Suppose $M \in GL_k(\mathbb{Z})$ is of order $2$. That is, $M^2 = 1$ and $M \ne 1$. Then is it true that upto a change of $\mathbb{Z}$ basis, $M$ has the form $$\begin{pmatrix}J \\ & J \\ & & \ddots\\ & & & J\\ & & & & \pm 1\\ & & & & & \ddots\\ & & & & & & \pm 1\end{pmatrix}$$ where $J$ is the $2 \times 2$ matrix $\begin{pmatrix}0 & 1\\ 1 & 0 \end{pmatrix}$?

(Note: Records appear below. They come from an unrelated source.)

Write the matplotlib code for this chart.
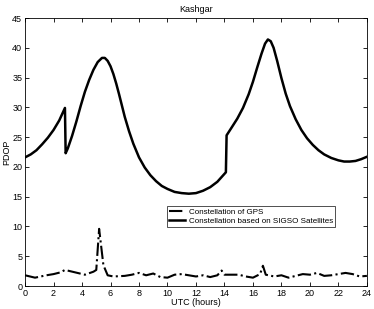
import numpy as np
import matplotlib
matplotlib.use("Agg")
from matplotlib import pyplot as plt

plt.rcParams['font.family'] = ['Liberation Sans', 'DejaVu Sans']

# constelacion SIGSO (PDOP)
t_sigso = [0.0, 0.4, 0.8, 1.2, 1.6, 2.0, 2.4, 2.8,
           2.85, 3.0, 3.3, 3.6, 3.9, 4.2, 4.5, 4.8, 5.1, 5.4, 5.6, 5.8, 6.0,
           6.2, 6.4, 6.6, 6.8, 7.0, 7.3, 7.6, 8.0, 8.4, 8.8, 9.2, 9.6, 10.0,
           10.5, 11.0, 11.5, 12.0, 12.5, 13.0, 13.5, 14.1,
           14.15, 14.5, 14.9, 15.3, 15.7, 16.0, 16.3, 16.6, 16.85, 17.05,
           17.25, 17.45, 17.7, 18.0, 18.3, 18.6, 19.0, 19.4, 19.8, 20.2, 20.6,
           21.0, 21.5, 22.0, 22.4, 22.8, 23.2, 23.6, 24.0]
pdop_sigso = [21.6, 22.1, 22.8, 23.8, 24.9, 26.2, 27.8, 29.9,
              22.3, 23.1, 25.2, 27.6, 30.2, 32.6, 34.6, 36.3, 37.6, 38.3, 38.3,
              37.8, 36.9, 35.6, 34.0, 32.2, 30.3, 28.4, 26.0, 23.9, 21.6, 19.9,
              18.6, 17.6, 16.8, 16.3, 15.8, 15.6, 15.5, 15.6, 16.0, 16.6, 17.5,
              19.1,
              25.3, 26.6, 28.1, 29.9, 32.2, 34.3, 36.7, 39.0, 40.7, 41.4,
              41.1, 40.0, 37.8, 34.9, 32.3, 30.2, 28.0, 26.2, 24.8, 23.7, 22.8,
              22.1, 21.5, 21.1, 20.9, 20.9, 21.0, 21.3, 21.7]

# constelacion GPS (PDOP)
t_gps = [0.0, 0.7, 1.5, 2.0, 2.5, 2.8, 3.5, 4.2, 4.8, 5.0, 5.2, 5.5, 5.8, 6.2,
         7.0, 7.5, 8.0, 8.5, 9.0, 9.5, 10.0, 10.5, 11.0, 11.5, 12.0, 12.5, 13.0,
         13.5, 13.8, 14.0, 15.0, 15.5, 16.0, 16.5, 16.7, 16.9, 17.5, 18.0, 18.5,
         19.0, 19.5, 20.0, 20.5, 21.0, 21.5, 22.0, 22.5, 23.0, 23.5, 24.0]
pdop_gps = [1.8, 1.4, 1.8, 2.0, 2.3, 2.7, 2.3, 1.9, 2.4, 2.7, 9.6, 3.5, 1.8, 1.6,
            1.7, 1.9, 2.2, 1.8, 2.1, 1.5, 1.4, 1.9, 2.0, 1.8, 1.6, 1.8, 1.5,
            1.8, 2.6, 1.9, 1.9, 1.6, 1.4, 2.0, 3.4, 1.9, 1.6, 1.8, 1.4, 1.7,
            2.0, 1.9, 2.2, 1.7, 1.8, 2.0, 2.2, 2.0, 1.6, 1.7]

fig = plt.figure(figsize=(3.74, 3.09), dpi=100)
ax = fig.add_axes([0.067, 0.0744, 0.914, 0.8673])
ax.plot(t_gps, pdop_gps, color='black', linestyle='-.', linewidth=1.5,
        label='Constellation of GPS')
ax.plot(t_sigso, pdop_sigso, color='black', linestyle='-', linewidth=1.8,
        label='Constellation based on SIGSO Satellites')

ax.set_xlim(0, 24)
ax.set_ylim(0, 45)
ax.set_xticks(np.arange(0, 25, 2))
ax.set_yticks(np.arange(0, 46, 5))
ax.tick_params(direction='in', top=True, right=True, labelsize=6.5,
               length=3, width=0.6, pad=2)
for s in ax.spines.values():
    s.set_linewidth(0.6)
ax.set_title('Kashgar', fontsize=6.5, pad=4)
ax.set_xlabel('UTC (hours)', fontsize=6.5, labelpad=0)
ax.set_ylabel('PDOP', fontsize=6.5, labelpad=1)
leg = ax.legend(loc='upper left', bbox_to_anchor=(0.415, 0.30), fontsize=5.8,
                frameon=True, fancybox=False, edgecolor='black',
                handlelength=2.0, borderpad=0.3, labelspacing=0.2,
                handletextpad=0.4, borderaxespad=0)
leg.get_frame().set_linewidth(0.6)

fig.savefig('out.png', dpi=100)
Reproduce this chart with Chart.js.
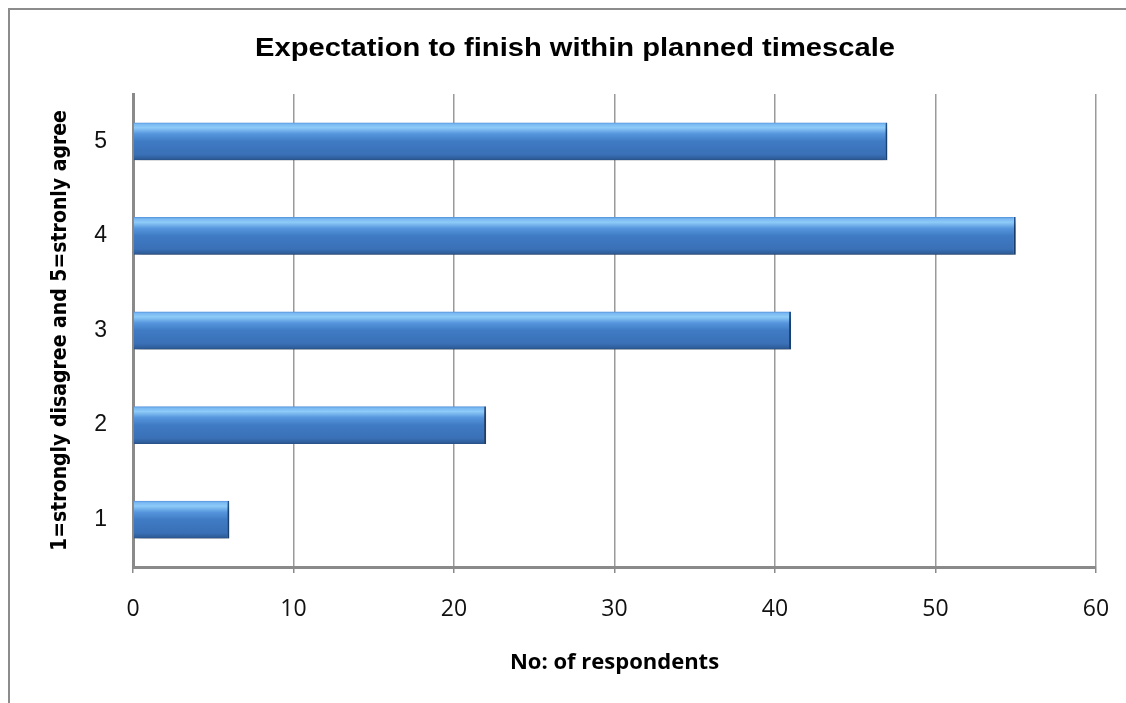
<!DOCTYPE html>
<html>
<head>
<meta charset="utf-8">
<title>Expectation to finish within planned timescale</title>
<script src="https://cdn.jsdelivr.net/npm/chart.js@4.4.1/dist/chart.umd.min.js"></script>
<style>
  html, body { margin: 0; padding: 0; background: #ffffff; }
  canvas { display: block; }
</style>
</head>
<body>
<canvas id="chart" width="1126" height="703"></canvas>
<script>
// Survey answers on a 1..5 agreement scale
const categories = ['1', '2', '3', '4', '5'];
const respondents = [6, 22, 41, 55, 47];
const xTicks = [0, 10, 20, 30, 40, 50, 60];

const chartTitle = 'Expectation to finish within planned timescale';
const xTitle = 'No: of respondents';
const yTitle = '1=strongly disagree and 5=stronly agree';

const BAR_FRACTION = 0.4;
const NARROW = "'Liberation Sans Narrow', 'DejaVu Sans Condensed', 'Arial Narrow', sans-serif";

// Vertical glossy gradient across each bar's thickness
function barFill(context) {
  const chart = context.chart;
  const y = chart.scales && chart.scales.y;
  if (!y || context.type !== 'data') return '#3f7bc4';
  const c = y.getPixelForValue(context.dataIndex);
  const band = Math.abs(y.getPixelForValue(1) - y.getPixelForValue(0));
  const h = band * BAR_FRACTION;
  if (!isFinite(c) || !isFinite(h) || h <= 0) return '#3f7bc4';
  const g = chart.ctx.createLinearGradient(0, c - h / 2, 0, c + h / 2);
  g.addColorStop(0.00, '#4f8fdc');
  g.addColorStop(0.05, '#7ab9f2');
  g.addColorStop(0.14, '#8ecbf8');
  g.addColorStop(0.30, '#5696dd');
  g.addColorStop(0.50, '#3f7bc4');
  g.addColorStop(0.85, '#3a70b6');
  g.addColorStop(0.95, '#2f5f9c');
  g.addColorStop(1.00, '#284f85');
  return g;
}

// Outer frame and the chart heading
const framePlugin = {
  id: 'frame',
  beforeDraw(chart) {
    const ctx = chart.ctx;
    ctx.save();
    ctx.fillStyle = '#ffffff';
    ctx.fillRect(0, 0, chart.width, chart.height);
    ctx.strokeStyle = '#8c8c8c';
    ctx.lineWidth = 2;
    ctx.strokeRect(9, 9, 1133, 720);
    ctx.restore();
  },
  afterDraw(chart) {
    const ctx = chart.ctx;
    ctx.save();
    ctx.fillStyle = '#000000';
    ctx.font = "bold 26px 'Liberation Sans', Arial, sans-serif";
    ctx.textAlign = 'center';
    ctx.textBaseline = 'middle';
    const w = ctx.measureText(chartTitle).width;
    const sx = 640 / w;
    ctx.translate(575, 49);
    ctx.scale(sx, 1);
    ctx.fillText(chartTitle, 0, 0);
    ctx.restore();
  }
};

// Soft drop shadow under the bars
const shadowPlugin = {
  id: 'barShadow',
  beforeDatasetsDraw(chart) {
    const ctx = chart.ctx;
    ctx.save();
    ctx.shadowColor = 'rgba(0, 0, 0, 0.45)';
    ctx.shadowBlur = 7;
    ctx.shadowOffsetX = 2;
    ctx.shadowOffsetY = 6;
  },
  afterDatasetsDraw(chart) {
    chart.ctx.restore();
  }
};

new Chart(document.getElementById('chart'), {
  type: 'bar',
  data: {
    labels: categories,
    datasets: [{
      data: respondents,
      backgroundColor: barFill,
      borderColor: '#22528e',
      borderWidth: { top: 0, right: 2, bottom: 0, left: 0 },
      borderSkipped: false,
      barPercentage: BAR_FRACTION,
      categoryPercentage: 1.0
    }]
  },
  options: {
    indexAxis: 'y',
    responsive: false,
    animation: false,
    events: [],
    layout: { padding: { top: 94, right: 0, bottom: 0, left: 0 } },
    plugins: {
      legend: { display: false },
      title: { display: false },
      tooltip: { enabled: false }
    },
    scales: {
      x: {
        type: 'linear',
        min: 0,
        max: 60,
        afterBuildTicks(scale) {
          scale.ticks = xTicks.map(v => ({ value: v }));
        },
        afterFit(scale) {
          scale.height = 136;
          scale.paddingLeft = 0;
          scale.paddingRight = 30;
        },
        grid: {
          color: '#9a9a9a',
          lineWidth: 1.5,
          drawTicks: true,
          tickLength: 6,
          tickColor: '#8a8a8a',
          tickWidth: 1.5
        },
        border: { display: true, color: '#8a8a8a', width: 3 },
        ticks: {
          color: '#111111',
          padding: 23,
          font: { family: "'Open Sans', sans-serif", size: 23 }
        },
        title: {
          display: true,
          text: xTitle,
          color: '#000000',
          padding: { top: 0, bottom: 27 },
          font: { family: "'Open Sans', sans-serif", size: 22, weight: 'bold' }
        }
      },
      y: {
        type: 'category',
        reverse: true,
        afterFit(scale) { scale.width = 133; },
        grid: { display: false, drawTicks: false },
        border: { display: true, color: '#8a8a8a', width: 3 },
        ticks: {
          color: '#111111',
          padding: 26,
          font: { family: "'Liberation Sans', Arial, sans-serif", size: 23 }
        },
        title: {
          display: true,
          text: yTitle,
          color: '#000000',
          padding: { top: 48, bottom: 0 },
          font: { family: NARROW, size: 21, weight: 'bold' }
        }
      }
    }
  },
  plugins: [framePlugin, shadowPlugin]
});
</script>
</body>
</html>
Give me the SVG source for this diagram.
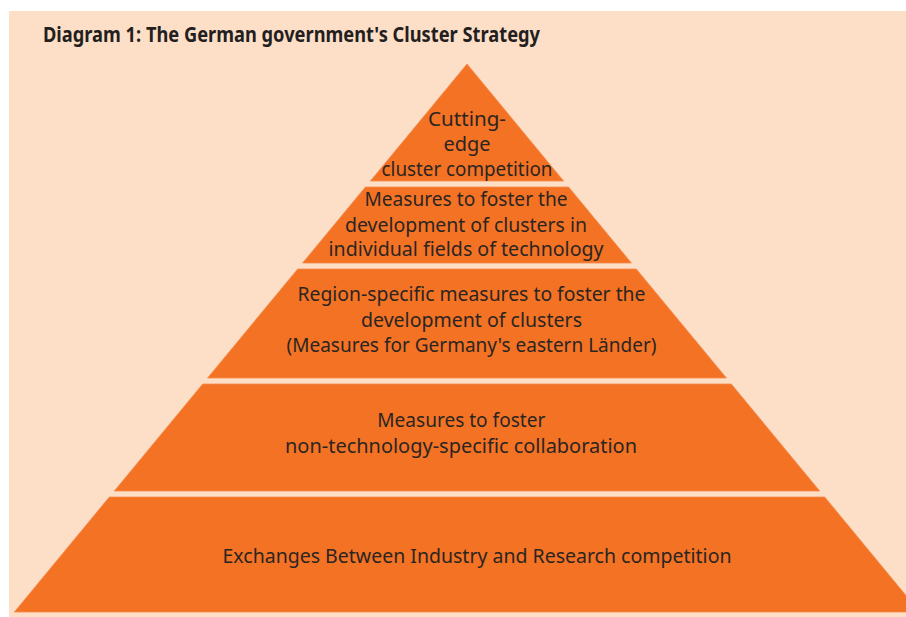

Note that since the minimal polynomial of $M$ divides $x^2-1$, $M$ is diagonalizable over $\mathbb{C}$, and has only $\pm 1$ as eigenvalues. So $M$ is similar to such a matrix over $\mathbb{C}$. From Similar matrices and field extensions it follows that they are similar over $\mathbb{Q}$. It is also not very difficult to show the similarity over $\mathbb{Q}$ directly. Now the statement in some sense reduces to 'the only obstruction to diagonalization of $M$ over $\mathbb{Z}$ is that $J$ cannot be diagonalized'.
From a representation point of view, this is asking for a decomposition of a class of finitely generated modules over $R = \mathbb{Z}[\mathbb{Z}_2]$. Let $\mathbb{Z}_2 = \{1,t\}$, $\mathbb{Z}_+$ stand for the trivial module structure on $\mathbb{Z}$, and $\mathbb{Z}_-$ stand for the module given by $t\cdot n = -n$. Then the above statement is equivalent to saying that every finitely generated module over $R$ which is free over $\mathbb{Z}$ can be decomposed as a direct sum of the irreducibles $R, \mathbb{Z}_+, \mathbb{Z}_-$.